A panic attack can provoke a number of uncomfortable symptoms: Rapid heart beat; cold sweats; feelings of inadequacy; or an irrational uncertainty about your next move.
In short, everything Wall Street is feeling now.
But don't worry, be happy because Dr. Ben Bernanke is on the case and he's handing out the Xanax.
Easing the stock market's deepening sense of crisis is the primary reason the Federal Reserve Chairman is making an unprecedented effort to save Wall Street's hide. Bernanke has agreed to back up JP Morgan Chase's purchase of near-bankrupt Bear Stearns investment firm. The Fed, which lends to commercial banks, is now also making money available to other cash-strapped brokerage houses.
Nobody should be jumping for joy at this rescue strategy, least of all the American taxpayers who, in essence, are backing the Fed's play. Free market types will argue that Bear Stearns knew the risks of its investment and should go bankrupt, leaving its shareholders with nothing and its investors holding an empty bag. In bankruptcy, Bear would reorganize or liquidate.
In principle, I agree.
But in reality? Let's face it: We're damn frightened because nobody knows how bad this financial sickness will get. Ask yourself: How many other Bear Stearns' are out there? How pervasive is the sub prime lending mess? How financially fit and able are our largest banks or regional banks? Who's next to go over the edge?

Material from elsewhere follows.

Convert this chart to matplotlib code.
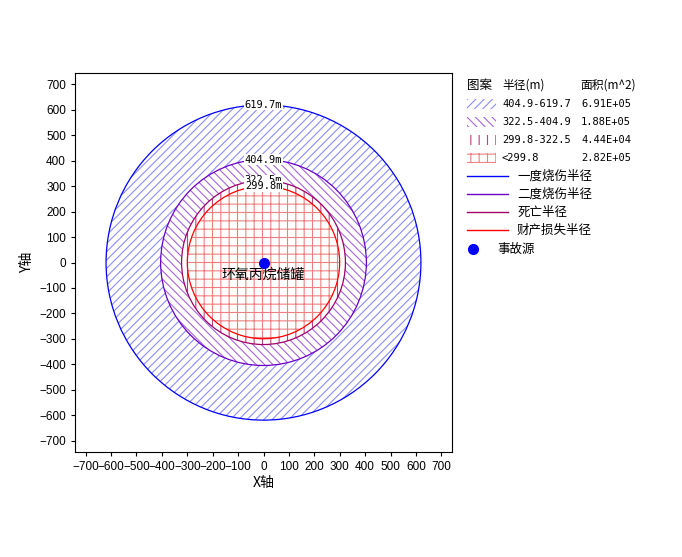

There's talk that Lehman Brothers investment firm could be the next to face a cash crunch. (Lehman says liquidity is not a concern. That's what Bear Stearns said last week.)

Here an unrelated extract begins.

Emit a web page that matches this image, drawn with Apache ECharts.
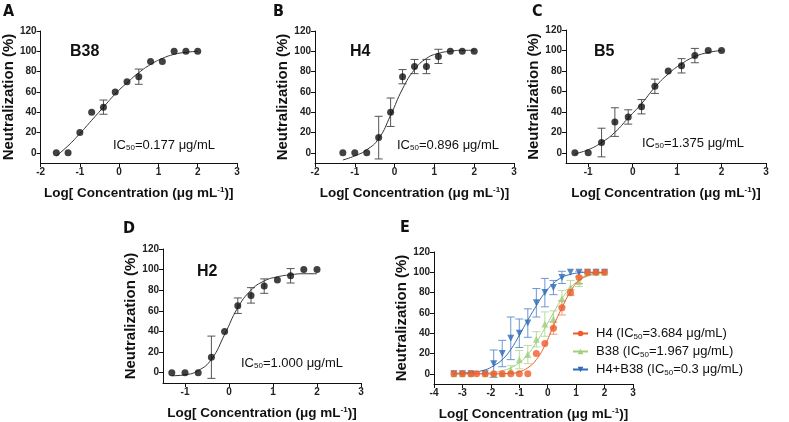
<!DOCTYPE html>
<html><head><meta charset="utf-8">
<script src="https://cdn.jsdelivr.net/npm/echarts@6/dist/echarts.min.js"></script>
<style>html,body{margin:0;padding:0;background:#fff}#c{width:789px;height:422px}</style>
</head><body><div id="c"></div>
<script>
// ---------- data ----------
// Panel A: B38
const xA = [-1.6,-1.3,-1.0,-0.7,-0.4,-0.1,0.2,0.5,0.8,1.1,1.4,1.7,2.0];
const yA = [0,0,20,40,45,60,70,75,90,90,100,100,100];
const eA = [0,0,0,0,7,0,0,7.5,0,0,0,0,0];
const cxA = [-1.6,-1.3,-1.0,-0.7,-0.4,-0.1,0.2,0.5,0.8,1.1,1.4,1.7,2.0];
const cyA = [-3,7,19,32,45,58,69,79,87,93,97,99,100];
// Panel B: H4
const xB = [-1.3,-1.0,-0.7,-0.4,-0.1,0.2,0.5,0.8,1.1,1.4,1.7,2.0];
const yB = [0,0,0,15,40,75,85,85,95,100,100,100];
const eB = [0,0,0,21,14,7,7,7,7,0,0,0];
const cxB = [-1.3,-1.0,-0.7,-0.4,-0.1,0.2,0.5,0.8,1.1,1.4,1.7,2.0];
const cyB = [-7,-3,3,14,37,63,82,93,98,100,101,101];
// Panel C: B5
const xC = [-1.3,-1.0,-0.7,-0.4,-0.1,0.2,0.5,0.8,1.1,1.4,1.7,2.0];
const yC = [0,0,10,30,35,45,65,80,85,95,100,100];
const eC = [0,0,14,14,7,7,7,0,7,7,0,0];
const cxC = [-1.3,-1.0,-0.7,-0.4,-0.1,0.2,0.5,0.8,1.1,1.4,1.7,2.0];
const cyC = [-1,3,10,20,34,48,64,77,87,94,98,100];
// Panel D: H2
const xD = [-1.3,-1.0,-0.7,-0.4,-0.1,0.2,0.5,0.8,1.1,1.4,1.7,2.0];
const yD = [0,0,0,15,40,65,75,84,90,94,100,100];
const eD = [0,0,0,20.5,0,7.5,7.5,7,0,7,0,0];
const cxD = [-1.3,-1.0,-0.7,-0.4,-0.1,0.2,0.5,0.8,1.1,1.4,1.7,2.0];
const cyD = [-3,-2,2,13,37,63,80,89,93,95,96,96];
// Panel E
const xE1 = [-3.3,-3.0,-2.7,-2.5,-2.2,-1.9,-1.6,-1.3,-1.0,-0.7,-0.4,-0.1,0.2,0.5,0.8,1.1,1.4,1.7,2.0];
const yE1 = [0,0,0,0,0,0,0,0,0,0,20,30,45,65,80,95,100,100,100];
const eE1 = [0,0,0,0,0,0,0,0,0,0,0,0,6,7,3,6,0,0,0];
const cxE1 = [-3.3,-2.0,-1.3,-1.0,-0.7,-0.4,-0.1,0.2,0.5,0.8,1.1,1.4,1.7,2.0];
const cyE1 = [0,0,0.5,2,6,14,28,47,65,81,92,97,99,100];
const xE2 = [-3.3,-3.0,-2.7,-2.2,-1.9,-1.6,-1.3,-1.0,-0.7,-0.4,-0.1,0.2,0.5,0.8,1.1,1.4,1.7,2.0];
const yE2 = [0,0,0,0,0,0,4,14,19,34,49,54,74,85,91,100,100,100];
const eE2 = [0,0,0,0,0,0,4,9,9,7.5,12,8,8,7,5,0,0,0];
const cxE2 = [-3.3,-2.3,-1.9,-1.6,-1.3,-1.0,-0.7,-0.4,-0.1,0.2,0.5,0.8,1.1,1.4,1.7,2.0];
const cyE2 = [0,0.5,1.5,3,6,11,19,31,45,60,74,85,92,96,98,99];
const xE3 = [-3.3,-3.0,-2.7,-2.2,-1.9,-1.6,-1.3,-1.0,-0.7,-0.4,-0.1,0.2,0.5,0.8,1.1,1.4,1.7,2.0];
const yE3 = [0,0,0,0,10,20,35,40,50,70,80,85,95,100,100,100,100,100];
const eE3 = [0,0,0,0,13.5,13,21,14,14,14,14,7,6,0,0,0,0,0];
const cxE3 = [-3.3,-2.7,-2.2,-1.9,-1.6,-1.3,-1.0,-0.7,-0.4,-0.1,0.2,0.5,0.8,1.1,1.4,2.0];
const cyE3 = [0.5,1.5,4,8,14,24,38,53,67,80,89,95,98,99.5,100,100];
// tick labels
const yTicks = [0,20,40,60,80,100,120];
const xTicksAB = [-2,-1,0,1,2,3];
const xTicksCD = [-1,0,1,2,3];
const xTicksE = [-4,-3,-2,-1,0,1,2,3];
const legendNames = ['H4 (IC50=3.684 μg/mL)','B38 (IC50=1.967 μg/mL)','H4+B38 (IC50=0.3 μg/mL)'];
const legendRich = ['H4 (IC{s|50}=3.684 μg/mL)','B38 (IC{s|50}=1.967 μg/mL)','H4+B38 (IC{s|50}=0.3 μg/mL)'];

// ---------- helpers ----------
const FONT = 'Liberation Sans, Arial, sans-serif';
const zip = (xs, ys) => xs.map((x, i) => [x, ys[i]]);
const errData = (xs, ys, es) => xs.map((x, i) => [x, ys[i] - es[i], ys[i] + es[i], es[i]]).filter(d => d[3] > 0);

function errSeries(idx, data, color) {
  return {
    type: 'custom', xAxisIndex: idx, yAxisIndex: idx, data: data, z: 2, silent: true,
    renderItem: function (params, api) {
      const x = api.value(0), lo = api.value(1), hi = api.value(2);
      const p1 = api.coord([x, hi]), p2 = api.coord([x, lo]);
      const w = 4, st = { stroke: color, lineWidth: 1 };
      return { type: 'group', children: [
        { type: 'line', shape: { x1: p1[0], y1: p1[1], x2: p2[0], y2: p2[1] }, style: st },
        { type: 'line', shape: { x1: p1[0] - w, y1: p1[1], x2: p1[0] + w, y2: p1[1] }, style: st },
        { type: 'line', shape: { x1: p2[0] - w, y1: p2[1], x2: p2[0] + w, y2: p2[1] }, style: st }
      ]};
    }
  };
}
function xAxisOf(idx, min, max, ticks) {
  return {
    gridIndex: idx, type: 'value', min: min, max: max,
    axisLine: { onZero: false, lineStyle: { color: '#111', width: 1 } },
    axisTick: { length: 4, lineStyle: { color: '#111' }, customValues: ticks },
    axisLabel: { customValues: ticks, fontSize: 10, fontWeight: 'bold', color: '#222', margin: 4, fontFamily: FONT },
    splitLine: { show: false },
    name: 'Log[ Concentration (μg mL{sup|-1})]', nameLocation: 'middle', nameGap: 23,
    nameTextStyle: { fontSize: 13.5, fontWeight: 'bold', color: '#111', fontFamily: FONT,
      rich: { sup: { fontSize: 8, fontWeight: 'bold', verticalAlign: 'top', color: '#111' } } }
  };
}
function yAxisOf(idx) {
  return {
    gridIndex: idx, type: 'value', min: -10, max: 120,
    axisLine: { onZero: false, lineStyle: { color: '#111', width: 1 } },
    axisTick: { length: 4, lineStyle: { color: '#111' }, customValues: yTicks },
    axisLabel: { customValues: yTicks, fontSize: 10, fontWeight: 'bold', color: '#222', margin: 4, fontFamily: FONT },
    splitLine: { show: false },
    name: 'Neutralization (%)', nameLocation: 'middle', nameGap: 22,
    nameTextStyle: { fontSize: 15, fontWeight: 'bold', color: '#111', fontFamily: FONT }
  };
}
function blackPanel(idx, xs, ys, es, cx, cy) {
  return [
    errSeries(idx, errData(xs, ys, es), '#555'),
    { type: 'line', xAxisIndex: idx, yAxisIndex: idx, data: zip(cx, cy), smooth: 0.5, showSymbol: false,
      lineStyle: { color: '#333', width: 1 }, z: 3, silent: true },
    { type: 'scatter', xAxisIndex: idx, yAxisIndex: idx, data: zip(xs, ys), symbol: 'circle', symbolSize: 7,
      itemStyle: { color: '#111' }, z: 4, silent: true }
  ];
}
const cOr = '#EF5B2B', cGr = '#9FD07C', cBl = '#2E6CB6';
function colorGroup(idx, name, xs, ys, es, cx, cy, color, errColor, symbol, rot, size, z) {
  return [
    errSeries(idx, errData(xs, ys, es), errColor),
    { name: name, type: 'line', xAxisIndex: idx, yAxisIndex: idx, data: zip(cx, cy), smooth: 0.5, showSymbol: false,
      symbol: symbol, symbolRotate: rot, symbolSize: size,
      lineStyle: { color: color, width: 1 }, itemStyle: { color: color }, z: z, silent: true },
    { type: 'scatter', xAxisIndex: idx, yAxisIndex: idx, data: zip(xs, ys), symbol: symbol, symbolRotate: rot,
      symbolSize: size, itemStyle: { color: color }, z: z + 1, silent: true }
  ];
}

const grids = [
  { left: 38, top: 31, width: 199, height: 132 },
  { left: 315, top: 31, width: 199, height: 132 },
  { left: 566, top: 30, width: 200, height: 133 },
  { left: 163, top: 249, width: 198, height: 134 },
  { left: 434, top: 252, width: 199, height: 132 }
];
const textLab = (x, y, txt, size, weight, fam) => ({
  type: 'text', x: x, y: y,
  style: { text: txt, fontSize: size, fontWeight: weight, fill: '#111', fontFamily: fam || FONT, verticalAlign: 'middle' }
});
const icLab = (x, y, val) => ({
  type: 'text', x: x, y: y,
  style: { text: '{a|IC}{s|50}{a|=' + val + ' μg/mL}', verticalAlign: 'middle',
    rich: { a: { fontSize: 13, fill: '#111', fontFamily: FONT }, s: { fontSize: 8, lineHeight: 6, fill: '#111', fontFamily: FONT, verticalAlign: 'bottom' } } }
});
const NARROW = 'Liberation Sans Narrow, DejaVu Sans Condensed, sans-serif';

const option = {
  animation: false,
  backgroundColor: '#fff',
  grid: grids,
  xAxis: [xAxisOf(0, -2, 3, xTicksAB), xAxisOf(1, -2, 3, xTicksAB), xAxisOf(2, -1.5, 3, xTicksCD),
          xAxisOf(3, -1.5, 3, xTicksCD), xAxisOf(4, -4, 3, xTicksE)],
  yAxis: [yAxisOf(0), yAxisOf(1), yAxisOf(2), yAxisOf(3), yAxisOf(4)],
  legend: {
    data: legendNames, orient: 'vertical', left: 572, top: 326, padding: 0, itemWidth: 15, itemHeight: 7, itemGap: 3,
    formatter: function (n) { return legendRich[legendNames.indexOf(n)]; },
    textStyle: { fontSize: 13, color: '#111', fontFamily: FONT, lineHeight: 15, padding: [0, 0, 0, 3],
      rich: { s: { fontSize: 8, lineHeight: 6, verticalAlign: 'bottom', color: '#111' } } }
  },
  series: [].concat(
    blackPanel(0, xA, yA, eA, cxA, cyA),
    blackPanel(1, xB, yB, eB, cxB, cyB),
    blackPanel(2, xC, yC, eC, cxC, cyC),
    blackPanel(3, xD, yD, eD, cxD, cyD),
    colorGroup(4, legendNames[2], xE3, yE3, eE3, cxE3, cyE3, cBl, '#6B97D0', 'triangle', 180, 7, 3),
    colorGroup(4, legendNames[1], xE2, yE2, eE2, cxE2, cyE2, cGr, '#B7DDA0', 'triangle', 0, 7, 5),
    colorGroup(4, legendNames[0], xE1, yE1, eE1, cxE1, cyE1, cOr, '#F29A7A', 'circle', 0, 7, 7)
  ),
  graphic: [
    textLab(3, 12, 'A', 16, 'bold', NARROW),
    textLab(273, 12, 'B', 16, 'bold', NARROW),
    textLab(532, 12, 'C', 16, 'bold', NARROW),
    textLab(123, 229, 'D', 16, 'bold', NARROW),
    textLab(400, 228, 'E', 16, 'bold', NARROW),
    textLab(70, 52, 'B38', 16, 'bold'),
    textLab(350, 52, 'H4', 16, 'bold'),
    textLab(594, 52, 'B5', 16, 'bold'),
    textLab(197, 272, 'H2', 16, 'bold'),
    icLab(113, 145, '0.177'),
    icLab(397, 145, '0.896'),
    icLab(642, 143, '1.375'),
    icLab(241, 363, '1.000')
  ]
};
const chart = echarts.init(document.getElementById('c'), null, { renderer: 'canvas' });
chart.setOption(option);
</script></body></html>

The Fed is also scared and has to figure out some answers to these, and other, important questions.
In supporting the Bear Stearns buyout, and by pumping money into investment banks, Bernanke is buying time and paying for a temporary peace.
It may not work. Matters could get worse.
But right now, Wall Street is in need of a chill pill--even if it's an expensive one that's going to soon wear off.